MSc thesis topic: Can a Satellite-Geoguesser playing Neural Network predict cancer risk?

Many environmental and social factors influence our planet's appearance captured in Satellite images (Figure, left side). These factors can be distilled into a location encoder neural network by training it by geo-localization: training it to predict location from coordinates and coordinates from the location. This is the training objective behind SatCLIP: Satellite Contrastive Location-Image Pretraining (Klemmer et al., 2024). This training process aims to distil ground conditions that determine visual patterns from satellite images into a location encoding neural network (Rußwurm et al., 2024).

In this thesis, you will train such a neural network using the SatCLIP training objective on Sentinel-2 data in Spain.
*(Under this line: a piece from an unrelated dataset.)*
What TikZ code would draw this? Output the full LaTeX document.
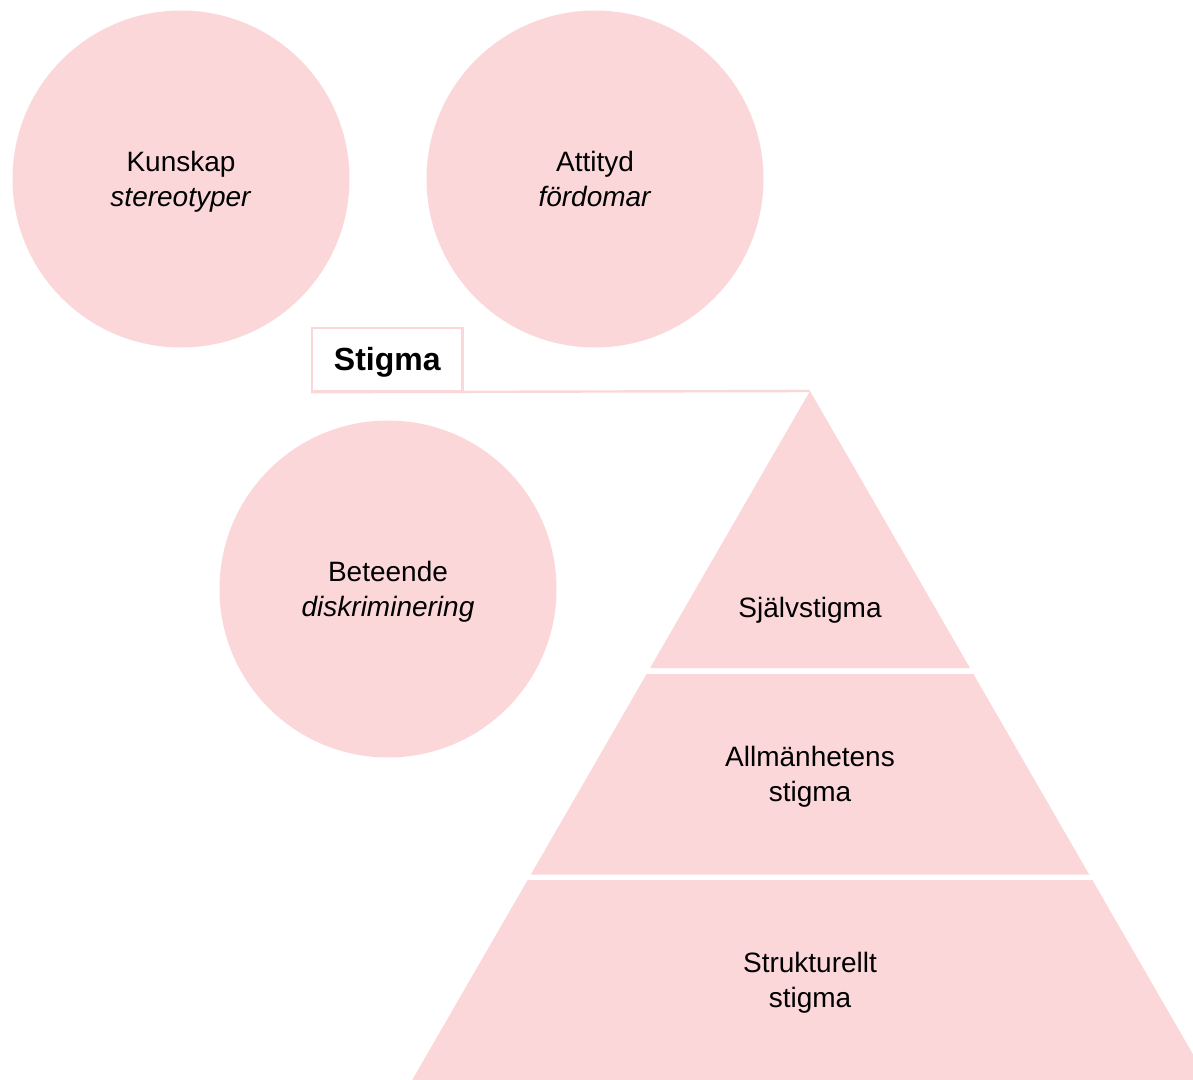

This Spain-specific SatCLIP model will then be tested for disease mapping using medical data of 8000 territories in Spain provided by our colleagues at the Public university in Pamplona (UPNA), Spain.

Relevance to research/projects at GRS or other groups

This Thesis is supervised by Marc Rußwurm who will provide expertise in machine learning and deep location encoding and Sytze de Bruin for expertise in geostatistics. The results of this thesis may be helpful for disease mapping in Spain through collaborations with María Dolores Ugarte and colleagues at the Public university in Pamplona (UPNA), Spain.

Research Questions

  • Can representations obtained from a SatCLIP model trained on Spanish Sentinel-2 data predict disease risks better than existing methods?
  • What are the benefits and challenges of training a location-specific SatCLIP model?

Objectives

  • generate a geo-dataset of the Wageningen campus and encode it in a neural implicit representation.
  • discuss their applicability in the context of Geo-information Science.

Requirements

  • familiar yourself with location encoding and implicit neural geo-representations
  • collect Sentinel-2 data on Spain and specifically on Urban areas.
  • train a SatCLIP model on the collected Sentinel-2 data
  • evaluate the embeddings of this SatCLIP model either on medical data directly or on easier proxi objectives.
  • required: deep learning course
  • required: interest in geodata and deep learning

Expected reading list before starting the thesis research

Theme(s): Modelling & visualisation